Já entraste em grandes blockbusters. Achas difícil, depois de teres feito produções muito grandes, voltares a fazer filmes pequenos?
Não, pelo contrário. Sinto falta deles. Quero ir fazê-los! E quando já tiver feito alguns desses, quero fazer um filme de kung-fu voador em Hong Kong! Acho que é uma situação de sorte, porque podes esgotar-te em ambos os mundos, mas o que eles têm em comum é que têm que ser honestos com aquilo que fazem. Há um quadro, há um objectivo para o que queremos fazer e tens que ser honesto nesse processo. Estou muito confortável em ambos os casos.

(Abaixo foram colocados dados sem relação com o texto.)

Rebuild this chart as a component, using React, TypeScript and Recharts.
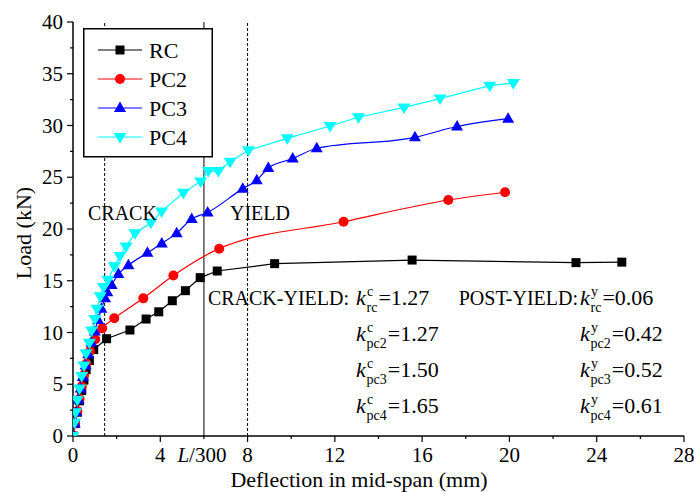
import { Legend, Line, LineChart, ReferenceLine, XAxis, YAxis } from "recharts";

// load–deflection readings (mm, kN)
const rcX = [0, 0.1, 0.2, 0.3, 0.4, 0.5, 0.6, 0.75, 0.95, 1.54, 2.61, 3.35, 3.93, 4.55, 5.15, 5.83, 6.61, 9.24, 15.54, 23.05, 25.15];
const rcY = [0, 1.2, 2.3, 3.4, 4.4, 5.4, 6.4, 7.3, 8.35, 9.4, 10.24, 11.3, 12.0, 13.07, 14.04, 15.3, 15.94, 16.65, 17.0, 16.75, 16.8];

const pc2X = [0, 0.1, 0.2, 0.3, 0.4, 0.5, 0.62, 0.78, 1.02, 1.34, 1.89, 3.22, 4.6, 6.7, 12.4, 17.2, 19.8];
const pc2Y = [0, 1.2, 2.4, 3.6, 4.8, 5.9, 7.0, 8.2, 9.34, 10.4, 11.37, 13.3, 15.5, 18.1, 20.7, 22.8, 23.55];

const pc3X = [0, 0.08, 0.15, 0.25, 0.35, 0.45, 0.58, 0.7, 0.85, 1.0, 1.15, 1.3, 1.47, 1.57, 1.77, 2.08, 2.54, 3.41, 4.07, 4.75, 5.44, 6.17, 7.78, 8.42, 8.95, 10.07, 11.17, 15.67, 17.6, 19.94];
const pc3Y = [0, 1.2, 2.3, 3.5, 4.6, 5.7, 6.8, 7.9, 9.0, 10.1, 11.2, 12.3, 13.3, 13.9, 14.6, 15.65, 16.5, 17.7, 18.6, 19.6, 20.97, 21.6, 23.9, 24.7, 25.9, 26.8, 27.8, 28.86, 29.9, 30.66];

const pc4X = [0, 0.07, 0.12, 0.2, 0.3, 0.4, 0.5, 0.6, 0.75, 0.85, 1.0, 1.1, 1.25, 1.4, 1.6, 1.9, 2.15, 2.43, 2.84, 3.57, 4.06, 5.06, 5.85, 6.2, 6.66, 7.2, 8.04, 9.82, 11.78, 13.08, 15.17, 16.82, 19.1, 20.18];
const pc4Y = [0, 1.3, 2.3, 3.5, 4.6, 5.8, 6.8, 8.0, 9.0, 10.2, 11.3, 12.3, 13.5, 14.4, 15.1, 16.4, 17.4, 18.3, 19.6, 20.6, 21.7, 23.5, 24.6, 25.6, 25.6, 26.5, 27.6, 28.76, 29.95, 30.8, 31.75, 32.6, 33.85, 34.1];

const xTicks = [0, 2, 4, 6, 8, 10, 12, 14, 16, 18, 20, 22, 24, 26, 28];
const yTicks = [0, 2.5, 5, 7.5, 10, 12.5, 15, 17.5, 20, 22.5, 25, 27.5, 30, 32.5, 35, 37.5, 40];

const crackX = 1.45;
const spanLimitX = 6; // L/300
const yieldX = 8;

const crackK = [
  { sub: "rc", val: "1.27" },
  { sub: "pc2", val: "1.27" },
  { sub: "pc3", val: "1.50" },
  { sub: "pc4", val: "1.65" },
];
const yieldK = [
  { sub: "rc", val: "0.06" },
  { sub: "pc2", val: "0.42" },
  { sub: "pc3", val: "0.52" },
  { sub: "pc4", val: "0.61" },
];

const pts = (xs: number[], ys: number[]) => xs.map((x, i) => ({ x, y: ys[i] }));

type Shape = "square" | "circle" | "up" | "down";

const series: { name: string; color: string; shape: Shape; curve: "linear" | "monotone"; data: { x: number; y: number }[] }[] = [
  { name: "RC", color: "#000000", shape: "square", curve: "linear", data: pts(rcX, rcY) },
  { name: "PC2", color: "#ff0000", shape: "circle", curve: "monotone", data: pts(pc2X, pc2Y) },
  { name: "PC3", color: "#0000ff", shape: "up", curve: "monotone", data: pts(pc3X, pc3Y) },
  { name: "PC4", color: "#00ffff", shape: "down", curve: "linear", data: pts(pc4X, pc4Y) },
];

const FONT = "'Liberation Serif', 'Times New Roman', serif";

function marker(shape: Shape, cx: number, cy: number, color: string, key?: string) {
  if (shape === "square") return <rect key={key} x={cx - 4.5} y={cy - 4.5} width={9} height={9} fill={color} />;
  if (shape === "circle") return <circle key={key} cx={cx} cy={cy} r={5} fill={color} />;
  if (shape === "up")
    return <polygon key={key} points={`${cx},${cy - 6.5} ${cx - 6},${cy + 4} ${cx + 6},${cy + 4}`} fill={color} />;
  return <polygon key={key} points={`${cx},${cy + 6.5} ${cx - 6.5},${cy - 4} ${cx + 6.5},${cy - 4}`} fill={color} />;
}

function BottomTick({ x, y, payload }: any) {
  const v = payload.value;
  const major = v % 4 === 0;
  return (
    <g>
      <line x1={x} x2={x} y1={y} y2={y + (major ? 6 : 3)} stroke="#000" strokeWidth={1.2} />
      {major && (
        <text x={x} y={y + 26} textAnchor="middle" fontSize={21} fontFamily={FONT} fill="#000">
          {v}
        </text>
      )}
      {v === spanLimitX && (
        <text x={x - 2} y={y + 26} textAnchor="middle" fontSize={21} fontFamily={FONT} fill="#000">
          <tspan fontStyle="italic">L</tspan>/300
        </text>
      )}
    </g>
  );
}

function LeftTick({ x, y, payload }: any) {
  const v = payload.value;
  const major = v % 5 === 0;
  return (
    <g>
      <line x1={x} x2={x - (major ? 6 : 3)} y1={y} y2={y} stroke="#000" strokeWidth={1.2} />
      {major && (
        <text x={x - 10} y={y + 7} textAnchor="end" fontSize={21} fontFamily={FONT} fill="#000">
          {v}
        </text>
      )}
    </g>
  );
}

function TopTick({ x, y, payload }: any) {
  const major = payload.value % 4 === 0;
  return <line x1={x} x2={x} y1={y} y2={y + (major ? 5 : 3)} stroke="#000" strokeWidth={1.2} />;
}

function RightTick({ x, y, payload }: any) {
  const major = payload.value % 5 === 0;
  return <line x1={x} x2={x - (major ? 5 : 3)} y1={y} y2={y} stroke="#000" strokeWidth={1.2} />;
}

function LegendBox() {
  return (
    <svg width={130} height={130} style={{ display: "block" }}>
      <rect x={0.75} y={0.75} width={128.5} height={128} fill="#fff" stroke="#000" strokeWidth={1.5} />
      {series.map((s, i) => {
        const cy = 22 + i * 29;
        return (
          <g key={s.name}>
            <line x1={15} x2={59} y1={cy} y2={cy} stroke={s.color} strokeWidth={1.2} />
            {marker(s.shape, 37, cy, s.color)}
            <text x={66} y={cy + 8} fontSize={22} fontFamily={FONT} fill="#000">
              {s.name}
            </text>
          </g>
        );
      })}
    </svg>
  );
}

function KLabel({ x, y, sup, sub, val }: { x: number; y: number; sup: string; sub: string; val: string }) {
  return (
    <g fontFamily={FONT} fill="#000">
      <text x={x} y={y} fontSize={22} fontStyle="italic">k</text>
      <text x={x + 11} y={y - 9} fontSize={14}>{sup}</text>
      <text x={x + 10.5} y={y + 7} fontSize={14}>
        {sub}
        <tspan dy={-7} dx={1} fontSize={22}>={val}</tspan>
      </text>
    </g>
  );
}

export default function App() {
  return (
    <div style={{ position: "absolute", left: 0, top: 0, width: 694, height: 492, background: "#fff" }}>
      <LineChart width={694} height={492} margin={{ top: 22, right: 10, left: 0, bottom: 0 }}>
        <XAxis
          dataKey="x"
          type="number"
          domain={[0, 28]}
          ticks={xTicks}
          interval={0}
          height={56}
          tickSize={0}
          tickMargin={0}
          tickLine={false}
          tick={BottomTick}
          axisLine={{ stroke: "#000", strokeWidth: 1.5 }}
          allowDataOverflow
        />
        <XAxis
          xAxisId="top"
          orientation="top"
          type="number"
          domain={[0, 28]}
          ticks={xTicks}
          interval={0}
          height={0}
          tickSize={0}
          tickMargin={0}
          tickLine={false}
          tick={TopTick}
          axisLine={{ stroke: "#000", strokeWidth: 1.5 }}
        />
        <YAxis
          type="number"
          domain={[0, 40]}
          ticks={yTicks}
          interval={0}
          width={73}
          tickSize={0}
          tickMargin={0}
          tickLine={false}
          tick={LeftTick}
          axisLine={{ stroke: "#000", strokeWidth: 1.5 }}
          allowDataOverflow
        />
        <YAxis
          yAxisId="right"
          orientation="right"
          type="number"
          domain={[0, 40]}
          ticks={yTicks}
          interval={0}
          width={0}
          tickSize={0}
          tickMargin={0}
          tickLine={false}
          tick={RightTick}
          axisLine={{ stroke: "#000", strokeWidth: 1.5 }}
        />
        <ReferenceLine x={crackX} stroke="#000" strokeWidth={1} strokeDasharray="3 2" />
        <ReferenceLine x={spanLimitX} stroke="#000" strokeWidth={1} />
        <ReferenceLine x={yieldX} stroke="#000" strokeWidth={1} strokeDasharray="3 2" />
        {series.map((s) => (
          <Line
            key={s.name}
            name={s.name}
            data={s.data}
            dataKey="y"
            type={s.curve}
            stroke={s.color}
            strokeWidth={1.2}
            isAnimationActive={false}
            dot={(p: any) => marker(s.shape, p.cx, p.cy, s.color, `${s.name}-${p.index}`)}
            activeDot={false}
          />
        ))}
        <Legend
          layout="vertical"
          verticalAlign="middle"
          align="center"
          wrapperStyle={{ position: "absolute", left: 83, top: 28, width: 130, height: 130 }}
          content={() => <LegendBox />}
        />
      </LineChart>
      <svg
        width={694}
        height={492}
        style={{ position: "absolute", left: 0, top: 0, pointerEvents: "none" }}
        fontFamily={FONT}
      >
        <text x={31} y={233} fontSize={22} textAnchor="middle" transform="rotate(-90 31 233)" fill="#000">
          Load (kN)
        </text>
        <text x={359} y={487} fontSize={22} textAnchor="middle" fill="#000">
          Deflection in mid-span (mm)
        </text>
        <text x={88} y={220} fontSize={20} fill="#000">CRACK</text>
        <text x={230} y={220} fontSize={20} fill="#000">YIELD</text>
        <text x={349} y={305} fontSize={20} textAnchor="end" fill="#000">CRACK-YIELD:</text>
        <text x={578} y={305} fontSize={20} textAnchor="end" fill="#000">POST-YIELD:</text>
        {crackK.map((k, i) => (
          <KLabel key={"c" + k.sub} x={356} y={305 + i * 36} sup="c" sub={k.sub} val={k.val} />
        ))}
        {yieldK.map((k, i) => (
          <KLabel key={"y" + k.sub} x={580} y={305 + i * 36} sup="y" sub={k.sub} val={k.val} />
        ))}
      </svg>
    </div>
  );
}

Pergunto-me sempre se, quando os actores entram em franchises como The Avengers, isso os impede de voltarem a fazer outras coisas.
É possível. Talvez se começares com isso, haja uma tendência para as outras pessoas não te verem noutra coisa qualquer… Mas, há alguns actores que o fazem e podem ter uma carreira enorme… Essa é uma pergunta típica europeia! Os americanos não estão tão preocupados, sabes? Eu acho que também se deve [ao facto] de que as outras pessoas querem colocar-nos em filmes de autor, ou filmes de representação americanos. Querem colocar-nos em caixas. Mas, muito poucos actores pertencem a essas caixas e eu estou muito, muito grato por ter podido ir e voltar. Não acho que tenha perdido a minha credibilidade aqui, ou qualquer um dos meus … seja o que for que se chamem, lá. Tudo se inspira mutuamente.
É talvez por ser assustador ver um actor a entrar num projecto de cinco filmes.
Tens que ser corajoso às vezes e escolher outras coisas, não pela tua carreira, mas por ti próprio. Ah, é bom fazer um filme de Lars von Trier, ou, eu sou um actor americano, seria bom ser adorado em França também. Quero dizer, isso também faz parte, certo? Mas, não é a maneira de fazer isto. Fazes um filme do Lars von Trier porque o adoras – essa é a boa razão. Não por ser bom para a tua carreira.
Como as pessoas que fazem um filme do Woody Allen só por ser do Woody Allen.
Exacto. Mas e se for um mau filme? Não o faças!